The addition of the Women’s Madison – trialed at this summer’s Junior World Championships in Aigle this summer is the least controversial of the changes. The return of double points at the finish of the Points Race will be welcomed by many – although it was removed because it effectively turned a close race into a Scratch with everything coming down to the final sprint. And while adopting the same points system for both the Madison and Points Race will make both easier to understand for spectators, there is a real danger that it will fundamentally change the nature of the Madison and reduce the excitement by downgrading the significance of gaining a lap.
Dropping the timed events from the Omnium means that – unlike athletics’ decathlon, with which it is often compared – it is now a pure endurance event, rather than a true all-round test. The UCI suggest that it will bring a “better balance” to the track programme but it also creates an Omnium with three very similar events.
The changes to the Keirin could also change the nature of the event – with an extra half lap potentially encouraging riders to slow up after the Derny pulls off, effectively creating a match sprint and rendering the first 5 laps almost pointless. The Derny pulling off on the home straight is also going to create some problems for photographers at the finish line! And the changes in the regulations governing passing the pacer appear, on the surface, to be harder to judge than the outgoing rules – although easier to comply with and more likely to be covered by a camera.

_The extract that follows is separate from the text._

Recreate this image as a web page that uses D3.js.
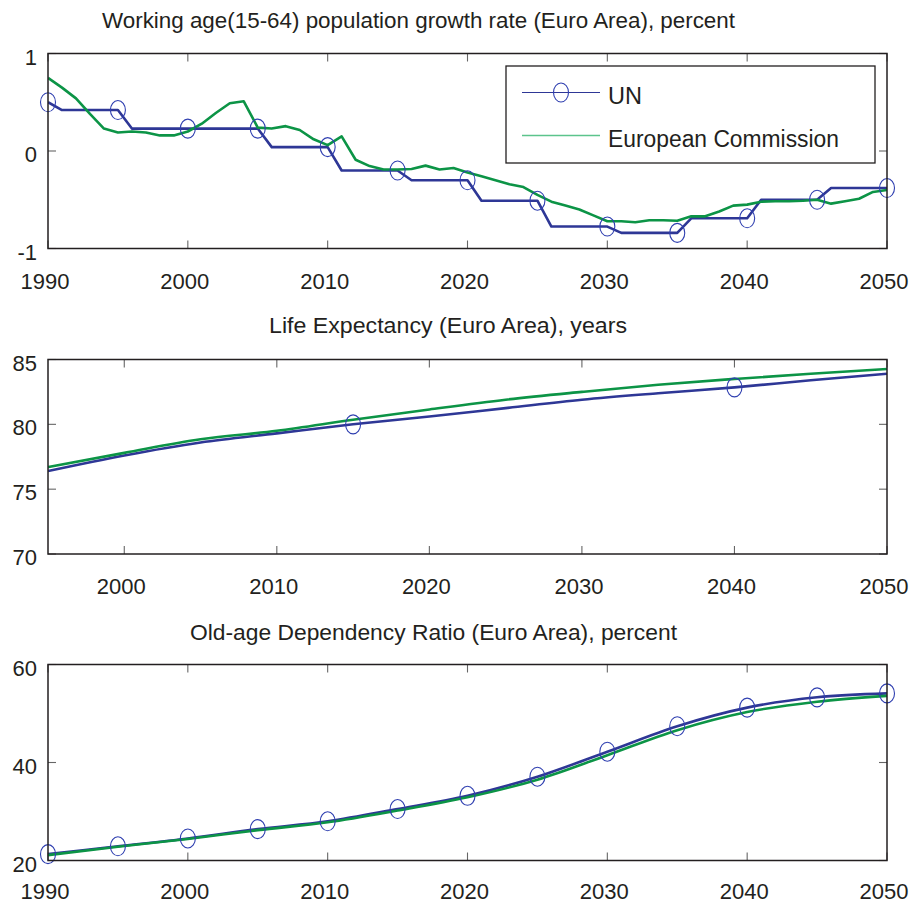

The Time Trials, too, will require a different approach. Riding two Kilos in a day is obviously going to be physically demanding, but tactically, getting enough out in the heats to qualify, with enough left to challenge for a medal compounds the problems. Rumours of ‘short’ qualifying – 750m for men and 375m for Women – don’t seem to have made it into the regulations.

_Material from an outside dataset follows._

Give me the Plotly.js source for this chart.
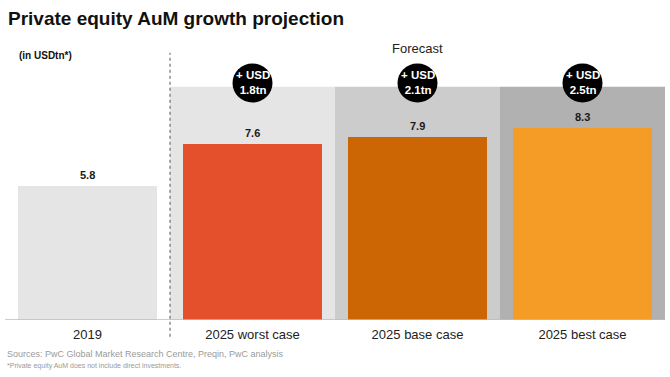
<!DOCTYPE html>
<html>
<head>
<meta charset="utf-8">
<script src="https://cdn.plot.ly/plotly-3.0.1.min.js"></script>
<style>html,body{margin:0;padding:0;background:#fff;}#chart{width:670px;height:377px;}</style>
</head>
<body>
<div id="chart"></div>
<script>
const categories = ["2019", "2025 worst case", "2025 base case", "2025 best case"];
const values = [5.8, 7.6, 7.9, 8.3];
const barColors = ["#e5e5e5", "#e4502b", "#cc6503", "#f59c26"];
const growthLabels = ["", "+ USD<br>1.8tn", "+ USD<br>2.1tn", "+ USD<br>2.5tn"];
const bandColors = ["#e5e5e5", "#cccccc", "#b1b1b1"];
const bandTop = 10.1;
const circleY = 10.26;

const FONT = "Liberation Sans, Arial, Helvetica, sans-serif";

const trace = {
  type: "bar",
  x: categories,
  y: values,
  width: 0.84,
  marker: {color: barColors, line: {width: 0}},
  hoverinfo: "none"
};

const shapes = [];
const annotations = [];

for (let i = 1; i < categories.length; i++) {
  shapes.push({
    type: "rect", layer: "below", xref: "x", yref: "y",
    x0: i - 0.5, x1: i + 0.5, y0: 0, y1: bandTop,
    fillcolor: bandColors[i - 1], line: {width: 0}
  });
}
shapes.push({
  type: "line", xref: "x", yref: "paper",
  x0: 0.5, x1: 0.5, y0: -0.06, y1: 0.954,
  line: {color: "#555", width: 1, dash: "dot"}
});
shapes.push({
  type: "line", xref: "paper", yref: "y",
  x0: 0, x1: 1, y0: 0, y1: 0,
  line: {color: "#bdbdbd", width: 1.5}
});

for (let i = 0; i < categories.length; i++) {
  annotations.push({
    x: i, y: values[i], xref: "x", yref: "y",
    text: "<b>" + values[i].toFixed(1) + "</b>",
    showarrow: false, yanchor: "bottom", yshift: 3,
    font: {family: FONT, size: 11, color: "#1a1a1a"}
  });
  if (growthLabels[i]) {
    shapes.push({
      type: "circle", xref: "x", yref: "y",
      xsizemode: "pixel", ysizemode: "pixel",
      xanchor: i, yanchor: circleY,
      x0: -20, x1: 20, y0: -19.5, y1: 19.5,
      fillcolor: "#000", line: {width: 0}
    });
    annotations.push({
      x: i, y: circleY, xref: "x", yref: "y",
      text: "<b>" + growthLabels[i] + "</b>",
      showarrow: false, align: "center",
      font: {family: FONT, size: 11.5, color: "#fff"}
    });
  }
}

annotations.push({
  x: 2, y: 0.971, xref: "x", yref: "paper",
  text: "Forecast", showarrow: false, yanchor: "middle",
  font: {family: FONT, size: 13, color: "#222"}
});
annotations.push({
  xref: "paper", yref: "paper", x: 0, y: 0.946, xanchor: "left", yanchor: "middle",
  text: "<b>(in USDtn*)</b>", showarrow: false, xshift: 12,
  font: {family: FONT, size: 10, color: "#111"}
});
annotations.push({
  xref: "paper", yref: "paper", x: 0, y: -0.12, xanchor: "left", yanchor: "middle",
  text: "Sources: PwC Global Market Research Centre, Preqin, PwC analysis", showarrow: false,
  font: {family: FONT, size: 9, color: "#9a9a9a"}
});
annotations.push({
  xref: "paper", yref: "paper", x: 0, y: -0.165, xanchor: "left", yanchor: "middle",
  text: "*Private equity AuM does not include direct investments.", showarrow: false,
  font: {family: FONT, size: 7, color: "#9a9a9a"}
});

const layout = {
  width: 670, height: 377,
  margin: {l: 5, r: 5, t: 40, b: 57},
  paper_bgcolor: "#fff", plot_bgcolor: "#fff",
  showlegend: false,
  title: {
    text: "<b>Private equity AuM growth projection</b>",
    x: 0, xref: "paper", xanchor: "left", y: 0.952, yref: "container", yanchor: "middle",
    font: {family: FONT, size: 19, color: "#111"}, pad: {l: 3}
  },
  xaxis: {
    type: "category", range: [-0.5, 3.5],
    showgrid: false, zeroline: false, showline: false,
    ticks: "outside", ticklen: 2, tickcolor: "rgba(0,0,0,0)",
    tickfont: {family: FONT, size: 13, color: "#222"},
    fixedrange: true
  },
  yaxis: {range: [0, 12.12], visible: false, fixedrange: true},
  bargap: 0,
  shapes: shapes,
  annotations: annotations
};

Plotly.newPlot("chart", [trace], layout, {displayModeBar: false, staticPlot: true});
</script>
</body>
</html>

The addition of a First Round to the Team Pursuit was unpopular at the time but seems to have been accepted – although we don’t think anyone will miss the 5-8th Finals – and its addition to the Team Sprint will probably be the same. By contrast, the changes to the Team Pursuit are minimal – although two teams on track during qualifying will require accurate seeding to ensure safety and fairness.
Finally, the modifications to the Sprint competition are slightly more controversial. They reward the fastest qualifiers and (slightly) increase the (minimal) chances of the slowest qualifiers progressing to the later stages, but they do make it (slightly) harder for the rest of the top half of the draw to progress and easier for the middle. The fifth fastest qualifier would have traditionally faced the 20th fastest – now they will face the 17th – with the 16th fastest – who would have been up against ninth, will now line up against 28th…
We suspect that there are other reasons for the changes than simply improving the ‘competition narrative’ and creating ‘even more spectator-friendly racing’. We think they’re designed to get more track cycling events into the Olympics. Let’s hope it works.